With so many sequels and further stories in other media, how difficult was it to come up with something HELLRAISER fans have never seen before?
I’ll say that the universe Clive created is endless in its possibilities. There are plenty more stories to be told in that universe; it’s quite rich and fantastical, and if anything, there’s an abundance of ideas one can explore. There’s a lot of fuel for creativity.
Is Barker involved in any way?
Well, we’ve got some announcements coming up, and I’m really excited for people to learn more about the film.
Do you have anything else in the works, including further collaborations with Hall?

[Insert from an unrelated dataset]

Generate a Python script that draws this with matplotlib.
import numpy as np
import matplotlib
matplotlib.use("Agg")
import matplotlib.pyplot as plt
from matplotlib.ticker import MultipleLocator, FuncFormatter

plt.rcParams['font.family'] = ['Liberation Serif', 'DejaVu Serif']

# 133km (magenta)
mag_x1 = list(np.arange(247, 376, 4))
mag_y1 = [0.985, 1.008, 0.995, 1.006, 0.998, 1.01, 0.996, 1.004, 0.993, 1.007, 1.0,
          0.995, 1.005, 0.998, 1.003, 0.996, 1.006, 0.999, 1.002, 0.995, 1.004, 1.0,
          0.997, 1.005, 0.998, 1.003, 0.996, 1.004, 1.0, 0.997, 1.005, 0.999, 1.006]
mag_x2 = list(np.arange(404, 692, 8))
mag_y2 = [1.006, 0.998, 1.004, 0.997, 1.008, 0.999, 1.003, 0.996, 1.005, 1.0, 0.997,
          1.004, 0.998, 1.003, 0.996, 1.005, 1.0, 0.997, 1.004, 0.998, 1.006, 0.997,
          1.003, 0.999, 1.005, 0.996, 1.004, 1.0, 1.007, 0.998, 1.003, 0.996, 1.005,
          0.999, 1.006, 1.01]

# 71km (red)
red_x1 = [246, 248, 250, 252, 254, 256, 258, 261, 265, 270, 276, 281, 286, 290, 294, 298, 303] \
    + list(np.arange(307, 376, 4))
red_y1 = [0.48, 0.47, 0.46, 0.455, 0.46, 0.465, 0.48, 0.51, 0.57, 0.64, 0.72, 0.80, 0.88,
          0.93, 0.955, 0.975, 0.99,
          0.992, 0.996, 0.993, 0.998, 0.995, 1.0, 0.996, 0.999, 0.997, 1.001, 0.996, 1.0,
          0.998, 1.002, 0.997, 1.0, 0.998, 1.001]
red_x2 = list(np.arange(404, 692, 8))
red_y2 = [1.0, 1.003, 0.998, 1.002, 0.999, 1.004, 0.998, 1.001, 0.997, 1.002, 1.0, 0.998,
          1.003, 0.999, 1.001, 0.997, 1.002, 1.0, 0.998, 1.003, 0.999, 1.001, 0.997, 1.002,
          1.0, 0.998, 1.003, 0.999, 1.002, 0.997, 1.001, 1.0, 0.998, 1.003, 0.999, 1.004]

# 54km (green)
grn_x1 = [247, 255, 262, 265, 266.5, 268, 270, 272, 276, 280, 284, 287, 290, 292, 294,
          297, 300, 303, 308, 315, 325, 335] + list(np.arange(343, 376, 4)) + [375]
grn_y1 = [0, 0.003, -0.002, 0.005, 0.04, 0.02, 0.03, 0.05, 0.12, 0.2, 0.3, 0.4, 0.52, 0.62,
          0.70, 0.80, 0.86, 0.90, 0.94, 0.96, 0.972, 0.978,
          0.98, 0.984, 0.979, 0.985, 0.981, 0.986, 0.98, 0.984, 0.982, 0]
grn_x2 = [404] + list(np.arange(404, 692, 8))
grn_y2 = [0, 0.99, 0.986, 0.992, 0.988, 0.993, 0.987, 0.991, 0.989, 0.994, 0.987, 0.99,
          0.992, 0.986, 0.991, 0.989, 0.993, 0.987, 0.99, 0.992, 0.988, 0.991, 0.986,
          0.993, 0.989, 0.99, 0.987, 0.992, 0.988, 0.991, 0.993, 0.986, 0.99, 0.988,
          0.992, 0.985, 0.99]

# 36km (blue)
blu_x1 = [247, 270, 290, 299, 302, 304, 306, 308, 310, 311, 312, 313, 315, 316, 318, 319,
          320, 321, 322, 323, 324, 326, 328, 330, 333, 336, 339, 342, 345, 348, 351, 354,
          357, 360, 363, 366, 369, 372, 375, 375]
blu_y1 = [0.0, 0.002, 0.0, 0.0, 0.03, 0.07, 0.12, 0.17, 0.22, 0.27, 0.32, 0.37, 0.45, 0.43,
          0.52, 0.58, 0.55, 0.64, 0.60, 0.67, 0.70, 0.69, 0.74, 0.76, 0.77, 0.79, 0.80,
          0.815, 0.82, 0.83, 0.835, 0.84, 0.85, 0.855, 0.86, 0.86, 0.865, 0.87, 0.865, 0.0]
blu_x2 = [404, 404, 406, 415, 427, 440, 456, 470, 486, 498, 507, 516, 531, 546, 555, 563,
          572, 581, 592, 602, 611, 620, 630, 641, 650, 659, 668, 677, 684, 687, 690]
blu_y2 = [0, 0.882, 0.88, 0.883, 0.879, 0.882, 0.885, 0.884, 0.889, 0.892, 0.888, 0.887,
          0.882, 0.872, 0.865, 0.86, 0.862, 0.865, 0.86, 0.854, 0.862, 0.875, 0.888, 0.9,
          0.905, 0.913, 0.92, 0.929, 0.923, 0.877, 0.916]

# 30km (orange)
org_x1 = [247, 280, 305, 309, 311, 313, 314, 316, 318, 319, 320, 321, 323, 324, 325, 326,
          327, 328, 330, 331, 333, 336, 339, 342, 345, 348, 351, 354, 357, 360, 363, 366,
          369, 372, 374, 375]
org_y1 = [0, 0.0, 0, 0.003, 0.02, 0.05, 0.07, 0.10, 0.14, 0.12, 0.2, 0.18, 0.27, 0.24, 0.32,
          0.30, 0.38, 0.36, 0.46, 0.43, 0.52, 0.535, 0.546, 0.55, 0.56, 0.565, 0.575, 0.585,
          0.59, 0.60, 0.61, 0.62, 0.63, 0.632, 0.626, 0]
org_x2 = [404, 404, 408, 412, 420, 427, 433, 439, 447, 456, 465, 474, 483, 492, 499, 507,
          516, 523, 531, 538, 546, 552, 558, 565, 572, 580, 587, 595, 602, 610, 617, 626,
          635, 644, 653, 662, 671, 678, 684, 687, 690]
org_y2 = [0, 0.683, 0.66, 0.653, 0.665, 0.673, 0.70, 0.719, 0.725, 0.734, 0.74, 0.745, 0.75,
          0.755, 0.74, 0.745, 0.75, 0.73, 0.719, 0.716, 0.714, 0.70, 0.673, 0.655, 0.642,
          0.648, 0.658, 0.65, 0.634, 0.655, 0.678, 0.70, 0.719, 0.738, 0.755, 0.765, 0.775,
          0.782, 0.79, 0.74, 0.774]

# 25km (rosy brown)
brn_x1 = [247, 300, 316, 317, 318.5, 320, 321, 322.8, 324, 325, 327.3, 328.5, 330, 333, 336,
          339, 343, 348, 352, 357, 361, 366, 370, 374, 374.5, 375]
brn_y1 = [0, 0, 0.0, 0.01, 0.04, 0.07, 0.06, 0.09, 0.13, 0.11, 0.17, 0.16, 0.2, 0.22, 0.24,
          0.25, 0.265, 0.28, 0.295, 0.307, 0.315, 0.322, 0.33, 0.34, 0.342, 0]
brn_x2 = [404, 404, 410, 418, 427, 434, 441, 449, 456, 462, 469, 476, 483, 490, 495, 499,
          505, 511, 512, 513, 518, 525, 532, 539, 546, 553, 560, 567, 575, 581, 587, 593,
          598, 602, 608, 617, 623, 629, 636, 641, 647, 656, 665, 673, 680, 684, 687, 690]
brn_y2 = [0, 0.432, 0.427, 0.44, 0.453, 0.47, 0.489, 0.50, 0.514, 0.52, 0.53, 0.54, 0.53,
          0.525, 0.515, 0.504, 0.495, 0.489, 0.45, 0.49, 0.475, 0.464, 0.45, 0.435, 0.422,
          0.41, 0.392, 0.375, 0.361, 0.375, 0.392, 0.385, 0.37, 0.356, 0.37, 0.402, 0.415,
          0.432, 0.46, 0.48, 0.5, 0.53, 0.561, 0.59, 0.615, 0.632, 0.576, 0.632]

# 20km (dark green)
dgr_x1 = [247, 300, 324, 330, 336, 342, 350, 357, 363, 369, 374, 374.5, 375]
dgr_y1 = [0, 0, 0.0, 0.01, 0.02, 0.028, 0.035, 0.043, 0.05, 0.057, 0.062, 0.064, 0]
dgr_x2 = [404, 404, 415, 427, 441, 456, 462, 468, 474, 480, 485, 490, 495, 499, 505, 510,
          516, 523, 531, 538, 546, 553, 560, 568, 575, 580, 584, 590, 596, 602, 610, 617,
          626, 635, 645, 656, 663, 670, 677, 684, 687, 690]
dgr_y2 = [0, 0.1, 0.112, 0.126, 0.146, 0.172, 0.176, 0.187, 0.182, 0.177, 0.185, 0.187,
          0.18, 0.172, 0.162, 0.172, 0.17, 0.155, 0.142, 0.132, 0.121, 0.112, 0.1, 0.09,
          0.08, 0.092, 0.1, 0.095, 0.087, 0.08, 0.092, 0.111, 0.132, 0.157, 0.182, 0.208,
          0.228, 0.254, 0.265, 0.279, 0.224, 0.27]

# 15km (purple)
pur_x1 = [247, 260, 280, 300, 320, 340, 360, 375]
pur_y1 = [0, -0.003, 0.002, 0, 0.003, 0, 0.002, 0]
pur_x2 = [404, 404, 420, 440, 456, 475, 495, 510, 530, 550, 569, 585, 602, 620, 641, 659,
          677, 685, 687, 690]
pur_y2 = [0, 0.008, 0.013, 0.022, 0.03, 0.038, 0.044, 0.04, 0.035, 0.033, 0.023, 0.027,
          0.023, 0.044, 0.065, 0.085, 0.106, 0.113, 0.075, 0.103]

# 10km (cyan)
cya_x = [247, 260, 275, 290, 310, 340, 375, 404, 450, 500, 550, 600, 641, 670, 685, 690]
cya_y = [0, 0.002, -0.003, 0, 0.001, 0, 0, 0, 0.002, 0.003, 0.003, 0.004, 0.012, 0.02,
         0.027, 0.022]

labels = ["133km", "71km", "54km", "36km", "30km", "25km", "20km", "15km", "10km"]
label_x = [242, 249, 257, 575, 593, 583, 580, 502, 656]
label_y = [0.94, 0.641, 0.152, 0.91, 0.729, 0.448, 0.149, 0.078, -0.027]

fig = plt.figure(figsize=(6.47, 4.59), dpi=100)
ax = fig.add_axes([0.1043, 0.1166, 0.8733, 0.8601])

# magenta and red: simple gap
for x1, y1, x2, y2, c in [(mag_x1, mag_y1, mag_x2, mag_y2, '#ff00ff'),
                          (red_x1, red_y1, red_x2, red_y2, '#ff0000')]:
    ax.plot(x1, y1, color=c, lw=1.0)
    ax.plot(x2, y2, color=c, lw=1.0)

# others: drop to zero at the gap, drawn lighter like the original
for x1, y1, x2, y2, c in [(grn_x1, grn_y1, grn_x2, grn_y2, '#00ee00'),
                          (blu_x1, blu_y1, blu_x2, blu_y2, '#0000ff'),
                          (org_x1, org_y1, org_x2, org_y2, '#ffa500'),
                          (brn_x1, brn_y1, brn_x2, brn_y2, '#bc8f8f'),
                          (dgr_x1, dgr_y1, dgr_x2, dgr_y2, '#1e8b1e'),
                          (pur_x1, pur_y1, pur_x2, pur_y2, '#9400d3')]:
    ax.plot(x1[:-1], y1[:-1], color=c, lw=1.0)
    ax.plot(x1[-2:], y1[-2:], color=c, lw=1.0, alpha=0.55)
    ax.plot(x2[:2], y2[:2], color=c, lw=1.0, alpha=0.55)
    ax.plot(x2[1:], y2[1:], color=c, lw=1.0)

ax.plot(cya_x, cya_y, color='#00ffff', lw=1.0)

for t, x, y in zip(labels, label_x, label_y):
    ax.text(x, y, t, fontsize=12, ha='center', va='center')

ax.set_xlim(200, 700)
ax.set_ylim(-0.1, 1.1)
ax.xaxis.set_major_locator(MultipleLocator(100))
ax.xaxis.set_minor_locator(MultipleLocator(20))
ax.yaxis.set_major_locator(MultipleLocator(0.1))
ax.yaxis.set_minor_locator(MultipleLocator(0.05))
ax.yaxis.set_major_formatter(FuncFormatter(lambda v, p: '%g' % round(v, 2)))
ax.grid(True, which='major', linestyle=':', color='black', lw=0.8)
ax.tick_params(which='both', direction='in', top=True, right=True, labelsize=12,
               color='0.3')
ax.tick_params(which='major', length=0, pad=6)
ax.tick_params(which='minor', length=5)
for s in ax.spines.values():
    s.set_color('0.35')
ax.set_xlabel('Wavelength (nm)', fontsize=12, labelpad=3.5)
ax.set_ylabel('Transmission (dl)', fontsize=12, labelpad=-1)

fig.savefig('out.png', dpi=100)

I would love to do another movie with Rebecca! We haven’t talked about it yet; we’ll see what unfolds in the future, but right now I’m just trying to get HELLRAISER up and running. I was lucky enough to be an executive producer on the new V/H/S/94 movie, and there’s a [Netflix] project I helped out on called NO ONE GETS OUT ALIVE with Imaginarium Productions, who I did THE RITUAL with. It’s with an exciting filmmaker named Santiago Menghini, and it’s again based on an Adam Nevill book. He has so many great novels that dive into similar themes as THE RITUAL in certain ways. It’s just awesome to work with other talent, seeing what they’re up to and what they come up with.